Dass das ein Erfolg wird, dafür sorgt Jeschi Paul: Sie hat den Witz, den Esprit und das Temperament, dass sie auch all jene mitreißt, die sich bislang eigentlich sicher waren, dass sie überhaupt nicht singen können. Paul zeigt charmant, dass es doch eigentlich ganz einfach ist, eine Melodie zu singen. Das muss gar nicht viel, das muss nichts Großes sein, mit kleinen Schritten häufen sich die Erfolgserlebnisse, die gerade so wichtig sind fürs Selbstvertrauen.

Ich kann nicht singen

Und Paul hat dazu viel Erfahrung. Seit 2014 leitet die Gesangspädagogin in Stuttgart den Ich-kann-nicht-singen-Chor, der – der Name sagt es ja schon – vor allem für jene da ist, die meinen, dass sie nicht singen können. Und das mit großem Erfolg: Mehr als 100 Teilnehmer kommen inzwischen regelmäßig zu den Probenterminen, und das, obwohl es diese Ich-kann-nicht-singen-Projekte in vielen Städten Deutschlands gibt, auch im Stuttgarter Umland.

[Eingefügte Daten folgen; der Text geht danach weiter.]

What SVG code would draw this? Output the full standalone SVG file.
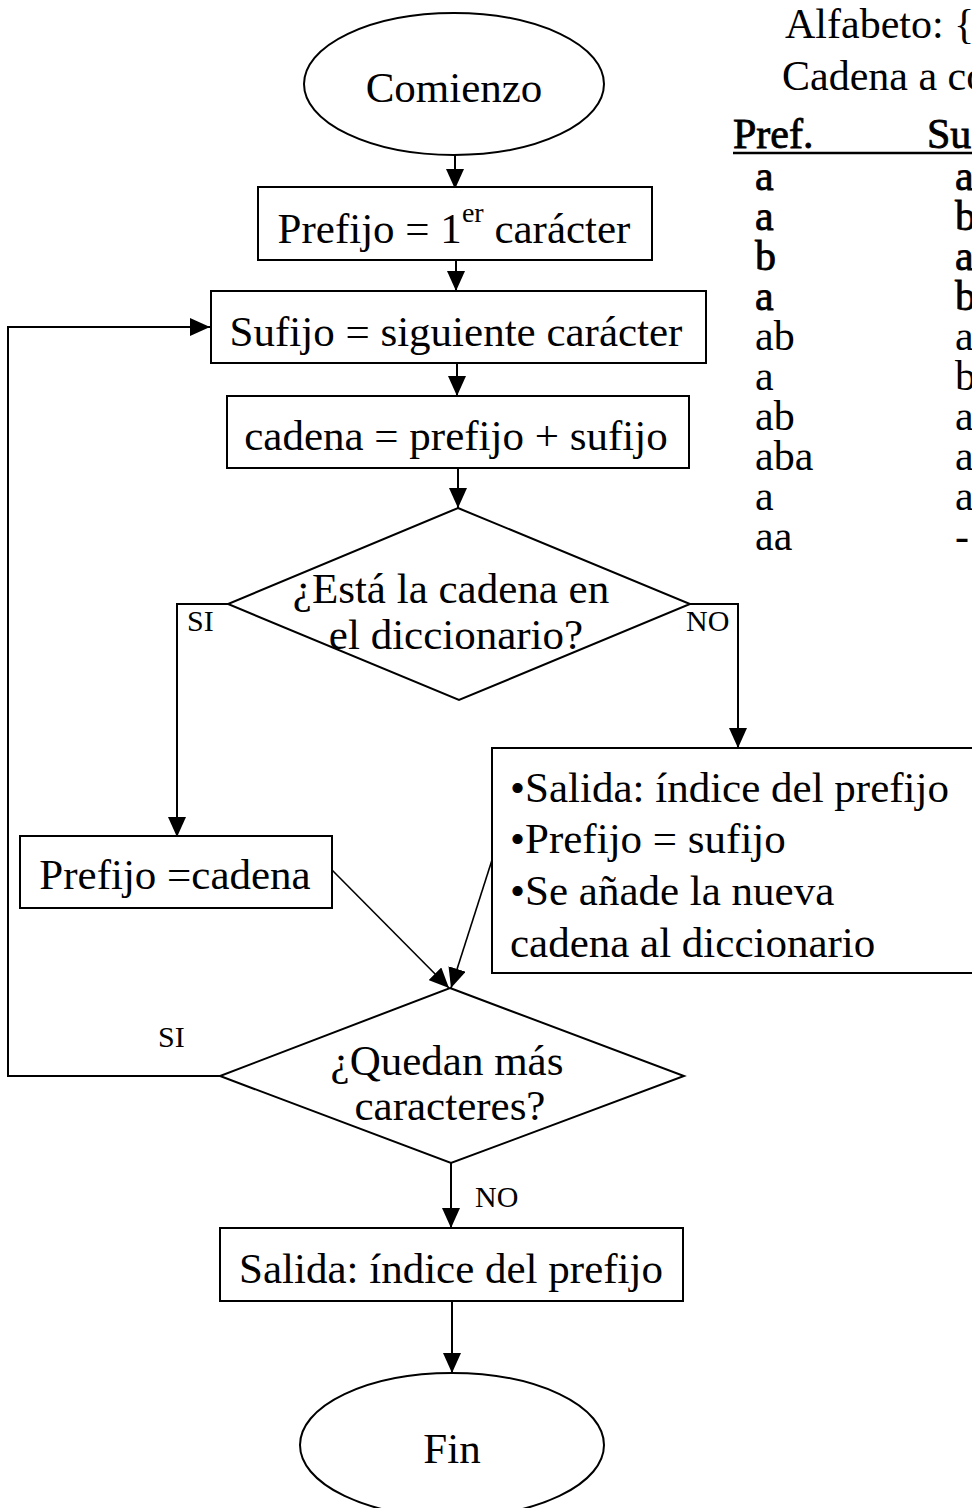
<svg xmlns="http://www.w3.org/2000/svg" width="972" height="1508" viewBox="0 0 972 1508">
  <style>
    .shape { fill: #ffffff; stroke: #000000; stroke-width: 2; }
    .conn { fill: none; stroke: #000000; stroke-width: 2; }
    .diag { fill: none; stroke: #000000; stroke-width: 1.6; }
    .t { font-family: "Liberation Serif", "Times New Roman", serif; font-size: 43px; fill: #000000; }
    .tm { text-anchor: middle; }
    .lbl { font-family: "Liberation Serif", "Times New Roman", serif; font-size: 30px; fill: #000000; }
    .tab { font-family: "Liberation Serif", "Times New Roman", serif; font-size: 42px; fill: #000000; }
    .heavy { stroke: #000000; stroke-width: 0.8; }
  </style>
  <defs>
    <marker id="arrow" markerUnits="userSpaceOnUse" viewBox="0 0 20 18" markerWidth="20" markerHeight="18" refX="20" refY="9" orient="auto">
      <path d="M0,0 L20,9 L0,18 z" fill="#000000"/>
    </marker>
  </defs>
  <rect x="0" y="0" width="972" height="1508" fill="#ffffff"/>

  <g id="connectors">
    <line class="conn" x1="455" y1="155" x2="455" y2="189" marker-end="url(#arrow)"/>
    <line class="conn" x1="456" y1="260" x2="456" y2="291" marker-end="url(#arrow)"/>
    <line class="conn" x1="457" y1="363" x2="457" y2="396" marker-end="url(#arrow)"/>
    <line class="conn" x1="458" y1="468" x2="458" y2="508" marker-end="url(#arrow)"/>
    <path class="conn" d="M228,604 L177,604 L177,837" marker-end="url(#arrow)"/>
    <path class="conn" d="M690,604 L738,604 L738,748" marker-end="url(#arrow)"/>
    <line class="diag" x1="332" y1="870" x2="449" y2="988" marker-end="url(#arrow)"/>
    <line class="diag" x1="492" y1="860" x2="451" y2="988" marker-end="url(#arrow)"/>
    <path class="conn" d="M220,1076 L8,1076 L8,327 L210,327" marker-end="url(#arrow)"/>
    <line class="conn" x1="451" y1="1163" x2="451" y2="1228" marker-end="url(#arrow)"/>
    <line class="conn" x1="452" y1="1301" x2="452" y2="1373" marker-end="url(#arrow)"/>
    <text class="lbl" x="187" y="631">SI</text>
    <text class="lbl" x="686" y="631">NO</text>
    <text class="lbl" x="158" y="1047">SI</text>
    <text class="lbl" x="475" y="1207">NO</text>
  </g>

  <g id="start">
    <ellipse class="shape" cx="454" cy="84" rx="150" ry="71"/>
    <text class="t tm" x="454" y="102">Comienzo</text>
  </g>

  <g id="prefijo-inicial">
    <rect class="shape" x="258" y="187" width="394" height="73"/>
    <text class="t tm" x="454" y="243">Prefijo = 1<tspan font-size="28" dy="-21">er</tspan><tspan dy="21"> carácter</tspan></text>
  </g>

  <g id="sufijo">
    <rect class="shape" x="211" y="291" width="495" height="72"/>
    <text class="t tm" x="456" y="346">Sufijo = siguiente carácter</text>
  </g>

  <g id="cadena">
    <rect class="shape" x="227" y="396" width="462" height="72"/>
    <text class="t tm" x="456" y="450">cadena = prefijo + sufijo</text>
  </g>

  <g id="decision-diccionario">
    <polygon class="shape" points="458,508 690,604 459,700 228,604"/>
    <text class="t tm" x="451" y="603">¿Está la cadena en</text>
    <text class="t tm" x="456" y="649">el diccionario?</text>
  </g>

  <g id="prefijo-cadena">
    <rect class="shape" x="20" y="836" width="312" height="72"/>
    <text class="t tm" x="175" y="889">Prefijo =cadena</text>
  </g>

  <g id="salida-nueva">
    <rect class="shape" x="492" y="748" width="500" height="225"/>
    <text class="t" x="510" y="802">•Salida: índice del prefijo</text>
    <text class="t" x="510" y="853">•Prefijo = sufijo</text>
    <text class="t" x="510" y="905">•Se añade la nueva</text>
    <text class="t" x="510" y="957">cadena al diccionario</text>
  </g>

  <g id="decision-quedan">
    <polygon class="shape" points="450,988 684,1076 451,1163 220,1076"/>
    <text class="t tm" x="447" y="1075">¿Quedan más</text>
    <text class="t tm" x="450" y="1120">caracteres?</text>
  </g>

  <g id="salida-final">
    <rect class="shape" x="220" y="1228" width="463" height="73"/>
    <text class="t tm" x="451" y="1283">Salida: índice del prefijo</text>
  </g>

  <g id="end">
    <ellipse class="shape" cx="452" cy="1445" rx="152" ry="72"/>
    <text class="t tm" x="452" y="1463">Fin</text>
  </g>

  <g id="tabla">
    <text class="tab" x="785" y="38">Alfabeto: {</text>
    <text class="tab" x="782" y="90">Cadena a co</text>
    <text class="tab heavy" x="733" y="148">Pref.</text>
    <text class="tab heavy" x="927" y="148">Su</text>
    <line x1="733" y1="153" x2="972" y2="153" stroke="#000000" stroke-width="2.5"/>
    <text class="tab heavy" x="755" y="190">a</text>
    <text class="tab heavy" x="955" y="190">a</text>
    <text class="tab heavy" x="755" y="230">a</text>
    <text class="tab heavy" x="955" y="230">b</text>
    <text class="tab heavy" x="755" y="270">b</text>
    <text class="tab heavy" x="955" y="270">a</text>
    <text class="tab heavy" x="755" y="310">a</text>
    <text class="tab heavy" x="955" y="310">b</text>
    <text class="tab" x="755" y="350">ab</text>
    <text class="tab" x="955" y="350">a</text>
    <text class="tab" x="755" y="390">a</text>
    <text class="tab" x="955" y="390">b</text>
    <text class="tab" x="755" y="430">ab</text>
    <text class="tab" x="955" y="430">a</text>
    <text class="tab" x="755" y="470">aba</text>
    <text class="tab" x="955" y="470">a</text>
    <text class="tab" x="755" y="510">a</text>
    <text class="tab" x="955" y="510">a</text>
    <text class="tab" x="755" y="550">aa</text>
    <text class="tab" x="955" y="550">-</text>
  </g>
</svg>
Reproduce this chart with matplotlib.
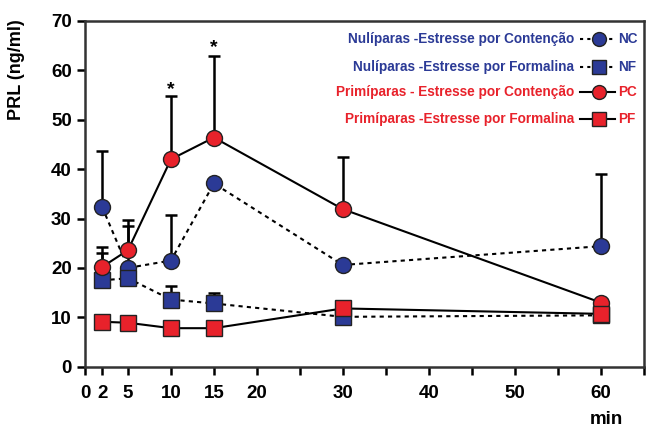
import numpy as np
import matplotlib.pyplot as plt

plt.rcParams['font.family'] = ['Liberation Sans', 'DejaVu Sans']
plt.rcParams['font.weight'] = 'bold'

tempo = [2, 5, 10, 15, 30, 60]

nc = [32.3, 20.0, 21.5, 37.1, 20.6, 24.4]
nc_err = [11.4, 8.5, 9.2, 0.0, 0.0, 14.6]
nf = [17.5, 17.9, 13.6, 12.8, 10.1, 10.4]
nf_err = [5.5, 0.0, 2.8, 2.1, 0.0, 0.0]
pc = [20.2, 23.6, 42.0, 46.4, 31.9, 13.0]
pc_err = [4.0, 6.2, 12.8, 16.5, 10.6, 0.0]
pf = [9.1, 8.9, 7.8, 7.8, 11.8, 10.7]
pf_err = [0.0, 0.0, 0.0, 0.0, 0.0, 0.0]

sig_x = [10, 15]
sig_y = [56.2, 64.6]

xticks = [0, 2, 5, 10, 15, 20, 25, 30, 35, 40, 45, 50, 55, 60, 65]
xlabels = ['0', '2', '5', '10', '15', '20', '', '30', '', '40', '', '50', '', '60', '']

azul = '#2b3a96'
vermelho = '#e8222b'

fig = plt.figure(figsize=(6.51, 4.28), dpi=100)
ax = fig.add_axes([0.1306, 0.1432, 0.858, 0.8078])

series = [
    (nc, nc_err, 'o', azul, (0, (2, 2))),
    (nf, nf_err, 's', azul, (0, (2, 2))),
    (pc, pc_err, 'o', vermelho, '-'),
    (pf, pf_err, 's', vermelho, '-'),
]

for vals, errs, mk, cor, ls in series:
    ax.errorbar(tempo, vals, yerr=[np.zeros(len(errs)), errs], fmt='none',
                ecolor='black', elinewidth=1.8, capsize=4, capthick=1.8, zorder=2)
for vals, errs, mk, cor, ls in series:
    ax.plot(tempo, vals, color='black', linestyle=ls, linewidth=1.5,
            marker=mk, markersize=11.5, markerfacecolor=cor,
            markeredgecolor='#222222', markeredgewidth=1.0, zorder=3)

for x, y in zip(sig_x, sig_y):
    ax.text(x, y, '*', ha='center', va='center', fontsize=14, fontweight='bold')

ax.set_xlim(0, 65)
ax.set_ylim(0, 70)
ax.set_xticks(xticks)
ax.set_xticklabels(xlabels)
ax.set_yticks(range(0, 71, 10))
ax.tick_params(axis='both', direction='out', length=6, width=1.8, labelsize=13.5)
ax.tick_params(axis='x', pad=7)
for sp in ax.spines.values():
    sp.set_linewidth(1.8)
    sp.set_color('#333333')

ax.set_ylabel('PRL (ng/ml)', fontsize=13, fontweight='bold')
ax.yaxis.set_label_coords(-0.107, 0.858)
fig.text(0.932, 0.02, 'min', fontsize=13.5, fontweight='bold', ha='center', va='center')

legenda = [
    ('Nulíparas -Estresse por Contenção', 'NC', azul, 'o', (0, (1.5, 2))),
    ('Nulíparas -Estresse por Formalina', 'NF', azul, 's', (0, (1.5, 2))),
    ('Primíparas - Estresse por Contenção', 'PC', vermelho, 'o', '-'),
    ('Primíparas -Estresse por Formalina', 'PF', vermelho, 's', '-'),
]
ys = [0.948, 0.868, 0.795, 0.717]
for (txt, sigla, cor, mk, ls), y in zip(legenda, ys):
    ax.text(0.876, y, txt, transform=ax.transAxes, ha='right', va='center',
            color=cor, fontsize=9.8, fontweight='bold')
    ax.plot([0.886, 0.948], [y, y], transform=ax.transAxes, color='black',
            linestyle=ls, linewidth=1.5, marker=None, clip_on=False)
    ax.plot([0.92], [y], transform=ax.transAxes, marker=mk, markersize=10,
            markerfacecolor=cor, markeredgecolor='#222222', clip_on=False)
    ax.text(0.955, y, sigla, transform=ax.transAxes, ha='left', va='center',
            color=cor, fontsize=9.8, fontweight='bold')

fig.savefig('out.png', dpi=100)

Im Laboratorium hat Paul als zuverlässigen Begleiter Klaus Rother am Klavier dabei, der am Instrument den nötigen Schwung vorgibt, indem er auch mal um die eine oder andere Schlagzahl vorprescht, damit der Gesang die richtige Würze bekommt. Er macht aber auch Vorschläge für eine zweite oder gar dritte Stimme oder einen Kanon. Und bei Stücken wie „Waterloo“, das alle mitreißt , machen das einige in der Anfängertruppe gar schon von selbst. Einfach, weil es sich halt anbietet. So entsteht eben Lust auf Gemeinschaft, die neugierig macht auf Fortsetzungen.

Was gab es sonst noch an diesem Abend? – Rio Reisers „König von Deutschland“ etwa, auch so etwas mit tollem Refrain, bei dem Mitgrölen einfach erwünscht ist, aber auch mit verdammt viel Text dazwischen. Oder „This Land is Your Land“ von Woody Guthrie. Weiter geht es am 19. Dezember um 19 Uhr.